For entrepreneurs and investors in China’s ecosystem, the message is unambiguous: RWA tokenization is not a matter of “when” but permanently excluded from China’s legal financial system. Any involvement risks criminal prosecution, asset seizure, and imprisonment.

The crackdown sparked heated debate online among Chinese investors, particularly younger people who feel excluded from global cryptocurrency wealth opportunities. However, Beijing’s commitment to financial stability and capital control appears to override concerns about innovation or competitive positioning against Western markets.

Hong Kong’s separate regulatory framework allows it to continue pursuing digital asset licensing and controlled RWA pilots, but only for offshore assets and non-mainland users. The policy divide between Hong Kong’s experimentation and Beijing’s prohibition will likely persist as China maintains its strict stance through 2026 and beyond.

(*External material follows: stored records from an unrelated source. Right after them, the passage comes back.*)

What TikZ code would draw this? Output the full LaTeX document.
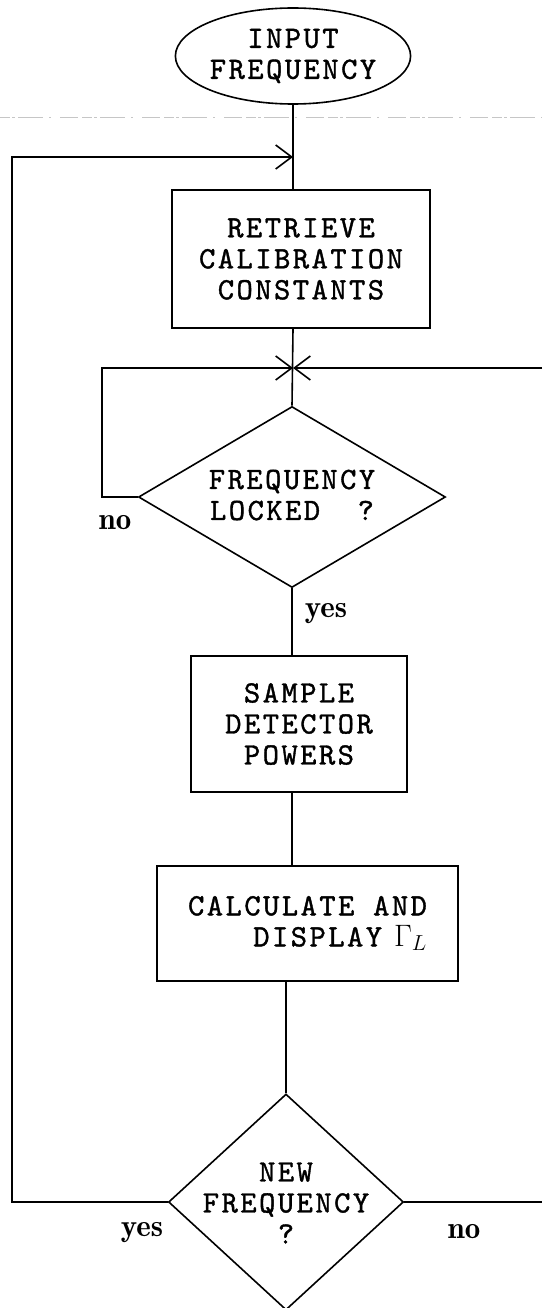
\RequirePackage{fix-cm}
\documentclass[tikz,border=0pt]{standalone}
\usepackage{fontspec}
\usetikzlibrary{shapes.geometric,arrows.meta}
\newfontfamily\twfam{lmmono10-regular}[Extension=.otf, LetterSpace=8, FakeBold=1.2]
\newfontfamily\lblfam{lmromandemi10-regular}[Extension=.otf]
\newcommand{\twfont}{\twfam\fontsize{31}{31}\selectfont}
\newcommand{\lblfont}{\lblfam\fontsize{31}{31}\selectfont}
\tikzset{
  flow/.style={line width=1.6pt, black},
  barb/.style={-{Straight Barb[length=16pt,width=24pt,line width=1.6pt]}},
  procbox/.style={draw, line width=1.6pt, rectangle, inner sep=0pt, align=center, font=\twfont},
  decbox/.style={draw, line width=1.6pt, diamond, inner sep=0pt},
  termbox/.style={draw, line width=1.6pt, ellipse, inner sep=0pt, align=center, font=\twfont},
  lbl/.style={font=\lblfont, inner sep=0pt},
  dtext/.style={font=\twfont, align=center, inner sep=0pt}
}
\begin{document}
\begin{tikzpicture}[x=1pt,y=-1pt]
\useasboundingbox (0,0) rectangle (542,1308);
% faint scan line
\draw[gray!45, line width=0.5pt, dash pattern=on 10pt off 2pt on 3pt off 3pt on 25pt off 6pt on 2pt off 9pt on 18pt off 4pt] (0,117) -- (542,117);

\node[termbox, minimum width=232pt, minimum height=96pt] (ell) at (293,56) {INPUT\\FREQUENCY};
\node[procbox, minimum width=258pt, minimum height=138pt] (box1) at (301,259) {RETRIEVE\\CALIBRATION\\CONSTANTS};
\coordinate (J) at (293,368);
\node[decbox, minimum width=307pt, minimum height=181pt] (dia1) at (292,497) {};
\node[dtext] (t1) at (292,497) {FREQUENCY\\\rlap{LOCKED}\phantom{FREQUENC}?};
\node[procbox, minimum width=301pt, minimum height=115pt, align=right] (box3) at (307.5,923.5) {CALCULATE AND\\DISPLAY\hspace{12pt}$\Gamma_L$};
\node[procbox, minimum width=216pt, minimum height=136pt] (box2) at (299,724) {SAMPLE\\DETECTOR\\POWERS};
\node[decbox, minimum width=235pt, minimum height=216pt] (dia2) at (286,1202) {};
\node[dtext] (t2) at (286,1203) {NEW\\FREQUENCY\\?};

\coordinate (tl) at (12,157);
\coordinate (il) at (102,368);
\coordinate (rt) at (542,368);
\coordinate (rb) at (542,1202);

% main spine
\draw[flow] (ell.south) -- (ell.south |- box1.north);
\draw[flow] (J |- box1.south) -- (dia1.north);
\draw[flow] (dia1.south) -- (dia1.south |- box2.north);
\draw[flow] (dia1.south |- box2.south) -- (dia1.south |- box3.north);
\draw[flow] (dia2.north |- box3.south) -- (dia2.north);

% loops
\draw[flow, barb] (dia2.west) -| (tl) -- (tl -| ell.south);
\draw[flow, barb] (dia1.west) -| (il) -- (J);
\draw[flow, barb] (rt) -- (J);
\draw[flow] (dia2.east) -- (rb);

% labels
\node[lbl] (no1) at (115,523) {no};
\node[lbl] (yes1) at (326,614) {yes};
\node[lbl] (yes2) at (142,1233) {yes};
\node[lbl] (no2) at (464,1232) {no};
\end{tikzpicture}
\end{document}
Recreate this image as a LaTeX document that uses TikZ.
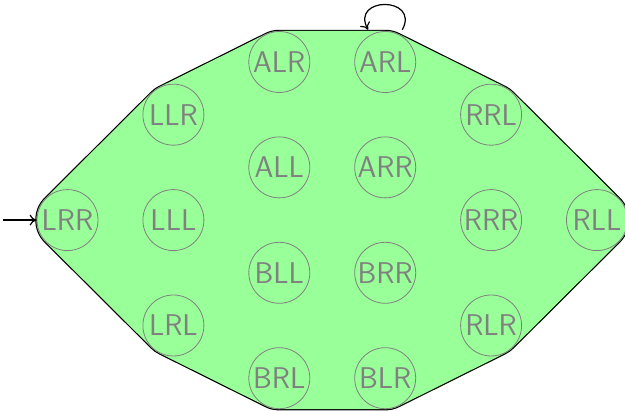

Bottom Line: China Chooses Control Over Innovation

China has drawn a permanent line against private tokenization efforts, choosing state control of digital finance over decentralized innovation. While the global RWA market races toward potential trillion-dollar valuations with institutional backing, Chinese authorities have closed the door completely—not just for now, but based on fundamental policy priorities around capital controls, financial stability, and the digital yuan’s monopoly. For China’s crypto entrepreneurs, the only viable path forward lies entirely overseas, with zero mainland presence or personnel.